The latest on-field incident involving Detroit Lions defensive tackle Ndamukong Suh adds even more intrigue to his potential free-agent status this coming offseason.

Suh is eligible to play in the Lions’ opening-round NFC playoff game Sunday at Dallas after hearing officer Ted Cottrell on Tuesday rescinded the NFL’s one-game suspension, instead imposing a $70,000 fine for stepping on the leg of Packers quarterback Aaron Rodgers during last weekend’s game at Green Bay.

But the episode with Rodgers serves as a reminder to any NFL team that might be interested in signing Suh of his lengthy list of on-field transgressions.

“The history is there,” an executive with one NFL team said this week, speaking on the condition of anonymity because he did not want to comment publicly on a player under contract to another franchise. “You can’t ignore it. It was already there before this. It has to be a factor for anyone who evaluates him.”

Suh was suspended for two games by the league in 2011 for stepping on the arm of Packers offensive lineman Evan Dietrich-Smith after a play during a Thanksgiving game. His fines include $100,000 for a low block on Minnesota Vikings center John Sullivan during an interception return last season and $30,000 for a kick to the groin of Houston Texans quarterback Matt Schaub in 2012.

Until last Sunday, however, Suh had managed to shift the focus this season from his behavior to his play. He’s had a superb season and has been the centerpiece of one of the NFL’s best defenses. He was selected to the Pro Bowl for the fourth time in his five-year NFL career.

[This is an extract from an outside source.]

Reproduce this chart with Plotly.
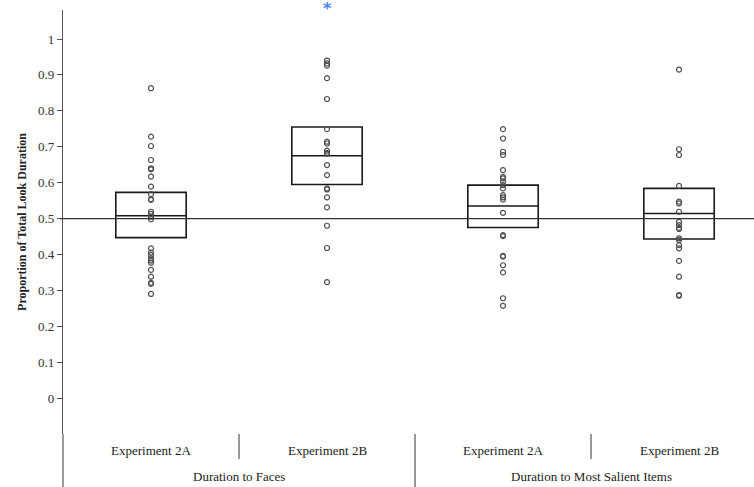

“That guy can ruin a game. (He) does ruin it,” Patriots Coach Bill Belichick said earlier this season. “You have to know where he is on every play. … You can’t not block him. He’s right there in the middle of the defense. So somebody has to block him. You try to create the best angles, matchups, scheme that you can to try to help whatever it is he’s doing. … He’s very disruptive.”

Suh actually was considered a first-time offender under the NFL’s player-safety rules for the incident with Rodgers, given that he’d gone the now-required 32 games (including some during the preseason) since his previous infraction. Some in and around the sport argued that a suspension was not warranted in this case. The NFL thought it was. But Cottrell, one of the hearing officers appointed jointly by the league and the NFL Players Association, overturned the ban.

Whatever the proper interpretation of the Suh-Rodgers episode, the conversation about Suh’s on-field behavior has been revived at a time when he soon could be hitting the open market.

Suh is in the final season of his contract and is eligible for unrestricted free agency in March. The Lions halted contract negotiations with Suh last summer but expressed confidence at the time they could re-sign Suh after the season. Using the franchise player tag on Suh to limit his free-agent mobility might not be a realistic option for the Lions since it would require the team to give him a one-year contract worth about $26.9 million, a 20 percent raise on Suh’s deal that counts about $22.4 million against this season’s salary cap.

Suh twice has been named the league’s dirtiest player in Sporting News polls of NFL players. An NFL agent who does not represent Suh said in the summer that teams could be wary of signing Suh because of what the agent called “the Haynesworth factor.”

Washington signed Albert Haynesworth, a controversial defensive tackle coming off consecutive Pro Bowl seasons with the Tennessee Titans, to a seven-year, $100 million deal in 2009 that included $41 million in guaranteed money. Haynesworth lasted only two seasons in Washington before being traded to the Patriots in 2011 for a fifth-round draft pick in 2013.

But that agent also said last summer of Suh that “this guy can play. He’ll find someone to give him a bunch of money.”